Award-winning stories and tales about the rites of passage in our lives--love and loss, gladness and grief, departure and return--written in the realistic and fabulist modes
A collection of short fiction on love, longing and loss written in the realist and fantastic modes. A young boy and his sisters gather beautiful shells on the beach as mementos of a country they will leave behind. A girl who loves the Beatles sees dwarfs that are drawn charcoal-black on a white plate. A rich matron in Singapore discovers a primeval thing in her ritzy penthouse. A poor woman in the boondocks gives birth to a mudfish. Dead lovers buried beneath a hotel ruined by an earthquake reach out to each other. And a woman poisoned in Scotland centuries ago still haunts a hilltop castle, looking for her dead lover.

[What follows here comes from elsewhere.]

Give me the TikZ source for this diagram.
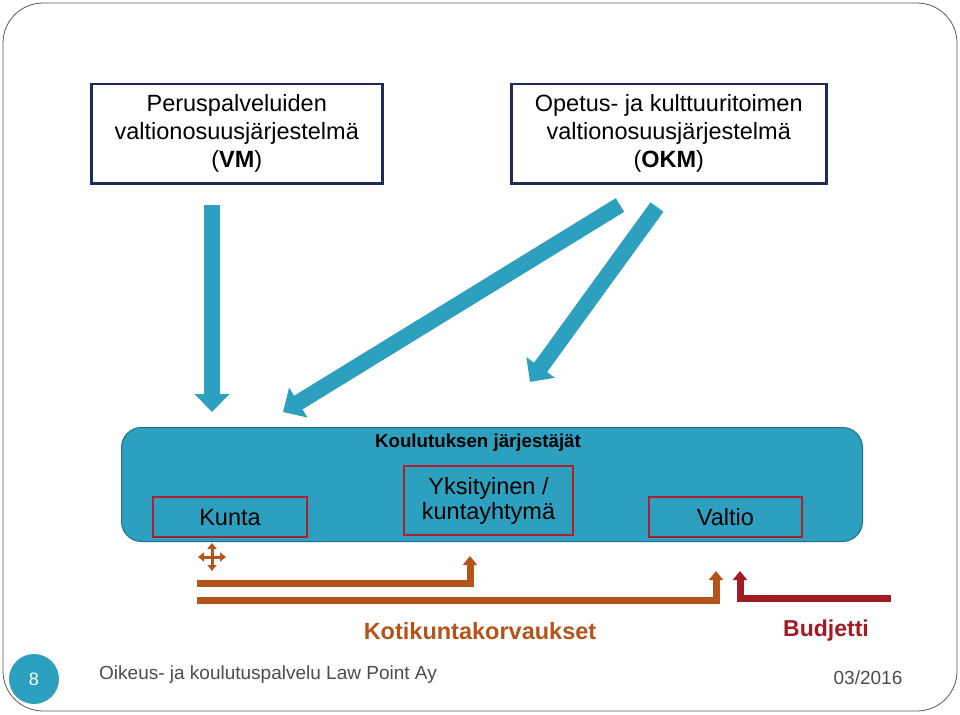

These and other memorable characters inhabit Danton Remoto's book of stories and tales. Some of the stories are written in the realistic mode. They poke fun at a colorful but violent dictatorship or track the same-sex love in a young man's heart. The others are written in the fantastic mode--fables, parables, origin tales, cheeky rewriting of rural lore and urban legends. The length of the stories also varies. Some are flash fiction, while the others have the sweep of a novella. The stories are meant to entertain but also to instruct: why the present is just a re-looping of the past, why love remains constant and true even beyond death. Written with daring and with dash, this book comes from the pen of 'one of Asia's best writers'.